E, ai de mim, é desses vermes que se compõe a mesa 19. Somos todos homens, daqueles que arrotam sem complexos o almoço ingerido (certo, isso sou mais eu, mas adiante). Calamo-nos todos em admiração quando entra um grupo de mulheres bonitas, e posso afiançar que nenhum de nós está a pensar no prazer que seria fazer tricot com elas. A Vânia não nos percebe, porque está ainda a meio do curso. Já estudou o lobo, falta-lhe estudar a alcateia. O facto é que nós somos perigosos, como cães que caçam em matilhas. Uma mulher, no meio de nós, correria o sério risco de ser deglutida!

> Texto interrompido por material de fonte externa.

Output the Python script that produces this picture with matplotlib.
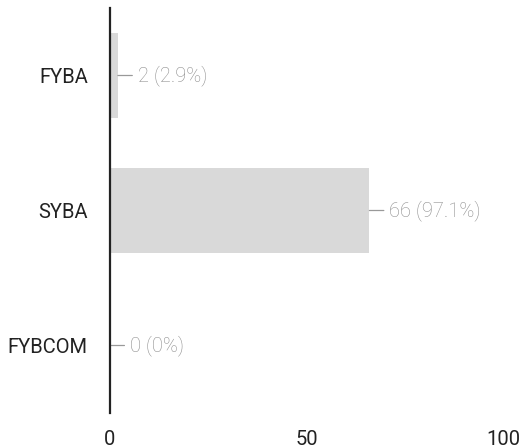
import matplotlib
matplotlib.use("Agg")
import matplotlib.pyplot as plt

categories = ["FYBA", "SYBA", "FYBCOM"]
values = [2, 66, 0]
x_ticks = [0, 50, 100]

plt.rcParams['font.family'] = ['Roboto', 'DejaVu Sans']

total = sum(values)
labels = [f"{v} ({round(v / total * 100, 1):g}%)" for v in values]

fig = plt.figure(figsize=(5.2, 4.48), dpi=100)
ax = fig.add_axes([110 / 520, 35 / 448, 393 / 520, 405 / 448])

ypos = list(range(len(categories)))
ax.barh(ypos, values, height=0.63, color="#d9d9d9", edgecolor="none", zorder=1)

for y, v, lab in zip(ypos, values, labels):
    ax.annotate(lab, xy=(v, y), xytext=(20, 0), textcoords="offset pixels",
                va="center", ha="left", fontsize=14.5, color="#8c8c8c",
                fontweight="light",
                arrowprops=dict(arrowstyle="-", color="#999999", lw=0.9,
                                shrinkA=2, shrinkB=0))

ax.set_xlim(0, 100)
ax.set_ylim(len(categories) - 0.5, -0.5)
ax.set_yticks(ypos)
ax.set_yticklabels(categories)
ax.set_xticks(x_ticks)
ax.set_xticklabels([str(t) for t in x_ticks])
ax.tick_params(axis="both", length=0, labelsize=14.5, colors="#222222")
ax.tick_params(axis="y", pad=16)
ax.tick_params(axis="x", pad=12)

for s in ["top", "right", "bottom"]:
    ax.spines[s].set_visible(False)
ax.spines["left"].set_color("#222222")
ax.spines["left"].set_linewidth(1.6)
ax.spines["left"].set_zorder(3)

fig.savefig("out.png", dpi=100)
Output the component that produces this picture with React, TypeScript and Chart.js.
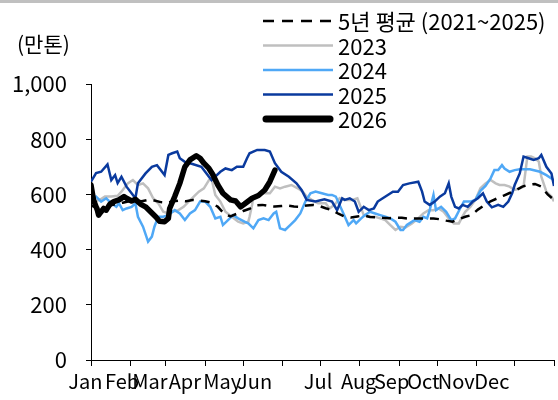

Façamos um exercício de imaginação: digamos que existe uma mulher, apenas uma, entre os frequentadores da mesa 19. Somos seis, por hipótese, cinco homens e Ela. Nós pedimos um jarro de vinho, ela pede um ice tea de manga e raiz de jasmim, e estranha o nosso pedido, Tanto vinho? Ninguém tem alma de lhe explicar que não, que essa procissão ainda vai no adro. Um sorriso comprometido, e ficamos todos calados, com o ar inteligente de basbaques.

O jarro vazio comanda urgente pedido de reenchimento, e a comida ainda nem sequer chegou. A ninfa, entre dois gargarejos da beberagem pseudo-tropical, horroriza-se com “toda aquela vinhaça”. A Vânia faz causa comum com ela, como é próprio do sexo enfraquecedor, e nós começamos a criar uma certa vergonha de sermos uns beberrões abomináveis. Ainda não começámos a comer, e parece que já bebemos demais!

Após um almoço sensaborão, de tão depurado de qualquer termo menos consentâneo com a delicada sensibilidade auricular de uma virgem grega, por mais que os factos conhecidos tendam a colocar a nossa amiga na categoria das cortesãs romanas em fins de império, chega a hora dos digestivos. E aí, meus amigos, o melhor é pedirmos todos um chá, ou estaremos bem lixados, com um F muito grande. Whisky, brandy, vodka? Só se fosse um creme de mente, e mesmo assim… não, não dá!

A mesa 19 é uma daquelas coisas de homens, e ponto final. É uma guerra nossa, e as mulheres podem sempre torcer por nós, para que a ganhemos. No fim, o benefício será mútuo, pois o que nós ganharmos será ganho em nome delas. Que diabo, é para isso que os homens servem, ou não é?